- _WHAT YOU ARE ASKED TO DO_
Take every line from the listing below that includes "this" and copy it.

- _SUPPLIED MATERIAL_

►

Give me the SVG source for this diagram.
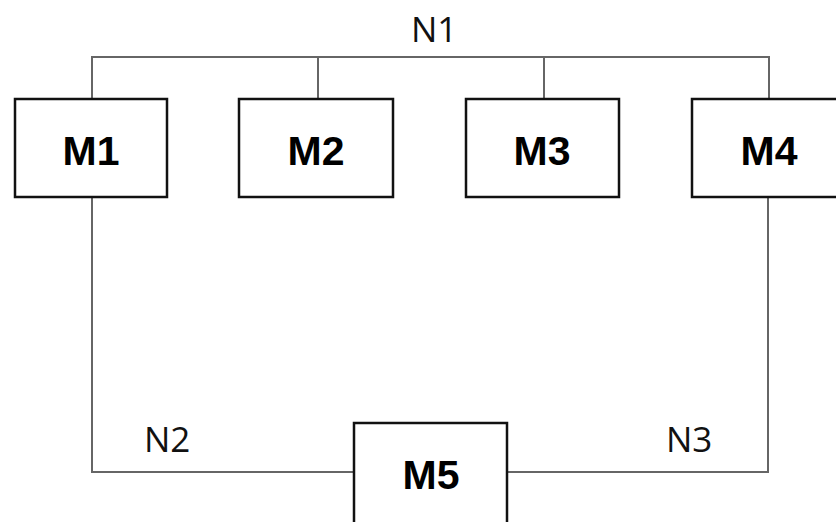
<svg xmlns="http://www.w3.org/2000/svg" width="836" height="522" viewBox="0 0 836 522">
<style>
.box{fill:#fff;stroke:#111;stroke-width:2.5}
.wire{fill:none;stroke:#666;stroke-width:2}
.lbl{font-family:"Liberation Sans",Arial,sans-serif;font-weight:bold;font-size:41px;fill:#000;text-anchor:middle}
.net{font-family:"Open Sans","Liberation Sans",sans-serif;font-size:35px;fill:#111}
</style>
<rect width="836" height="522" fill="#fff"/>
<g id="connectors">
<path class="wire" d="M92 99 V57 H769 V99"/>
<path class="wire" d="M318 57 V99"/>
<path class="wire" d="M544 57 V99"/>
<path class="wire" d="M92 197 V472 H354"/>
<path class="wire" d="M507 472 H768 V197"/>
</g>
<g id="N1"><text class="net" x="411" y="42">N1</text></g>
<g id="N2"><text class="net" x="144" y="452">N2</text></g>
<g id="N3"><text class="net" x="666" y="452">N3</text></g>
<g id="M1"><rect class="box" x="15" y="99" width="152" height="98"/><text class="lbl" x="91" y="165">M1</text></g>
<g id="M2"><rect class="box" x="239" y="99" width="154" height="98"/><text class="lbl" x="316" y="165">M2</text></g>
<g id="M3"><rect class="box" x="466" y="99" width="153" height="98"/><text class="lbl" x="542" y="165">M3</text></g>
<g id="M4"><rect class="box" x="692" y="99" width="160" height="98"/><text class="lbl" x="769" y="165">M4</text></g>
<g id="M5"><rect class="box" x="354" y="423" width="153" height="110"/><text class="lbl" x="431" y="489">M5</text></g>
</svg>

◄
►

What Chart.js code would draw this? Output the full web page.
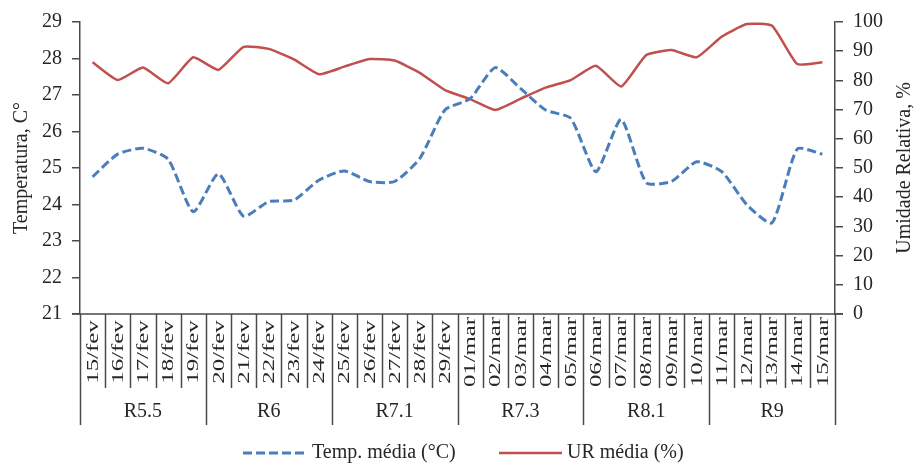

◄

- _WRITTEN RESPONSE_
Give me the SVG source for this diagram.
What Chart.js code would draw this? Output the full web page.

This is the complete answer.